The Peterson-Pew Commission on Budget Reform has pushed heavily for action to stem the federal debt. Bills for a budget task force were sponsored in both houses of Congress. The Senate bill was narrowly defeated, and the House bill was tabled; but that was not the end of it. In Obama's State of the Union speech on January 27, he said he would be creating a presidential budget task force by executive order to address the federal government's deficit and debt crisis, and that the task force would be modeled on the bills Congress had failed to pass. If Congress would not impose "fiscal responsibility" on the nation, the president would. "It keeps me awake at night, looking at all that red ink," he said.

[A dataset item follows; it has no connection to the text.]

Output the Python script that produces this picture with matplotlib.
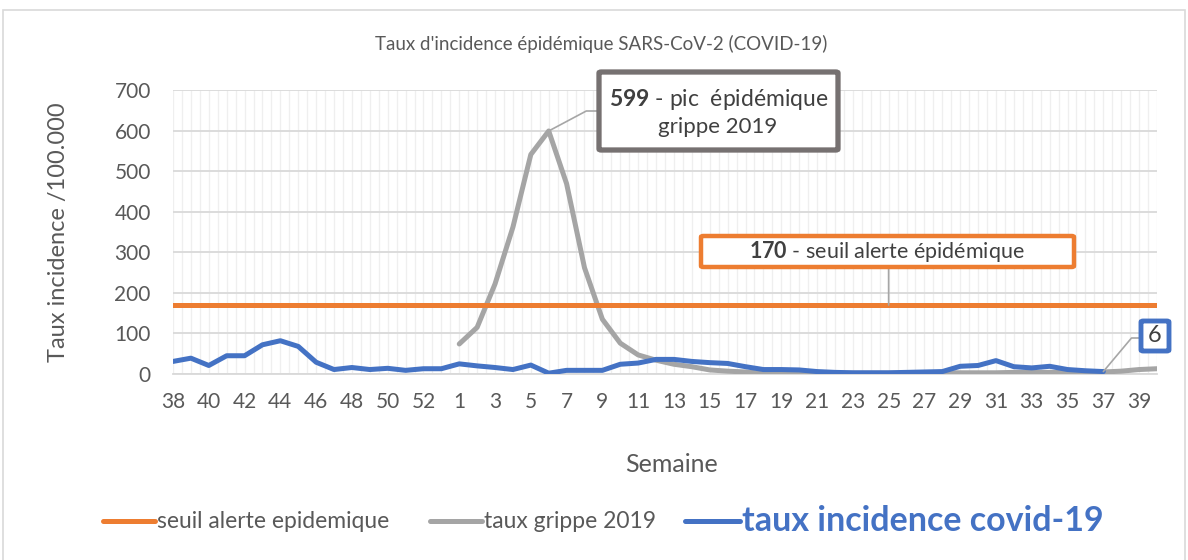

The executive order was signed on February 17.

What the president seems to have missed is that all of our money except coins now comes into the world as "red ink," or debt. It is all created on the books of private banks and lent into the economy. If there is no debt, there is no money; and private debt has collapsed. This year to date, US lending has been contracting at the fastest rate in recorded history. A credit freeze has struck globally; and when credit shrinks, the money supply shrinks with it. That means there is insufficient money to buy goods, so workers get laid off and factories get shut down, perpetuating a vicious spiral of economic collapse and depression. To reverse that cycle, credit needs to be restored; and when the banks can't do it, the government needs to step in and start "monetizing" debt itself, or turning debt into dollars.

Although lending remains far below earlier levels, banks say they are making as many loans as they are allowed to make under existing banking rules. The real bottleneck is with the "shadow lenders" - those investors who, until late 2007, bought massive amounts of bank loans bundled up as "securities," taking those loans off the banks' books, making room for yet more loans to be originated out of the banks' capital and deposit bases. Because of the surging defaults on subprime mortgages, investors have now shied away from buying the loans, forcing banks and Wall Street firms to hold them on their books and take the losses. In the boom years, the shadow lending market was estimated at $10 trillion. That market has now collapsed, leaving a massive crater in the money supply. That hole needs to be filled and only the government is in a position to do it. Paying down the federal debt when money is already scarce just makes matters worse. When the deficit has been reduced historically, the money supply has been reduced along with it, throwing the economy into recession.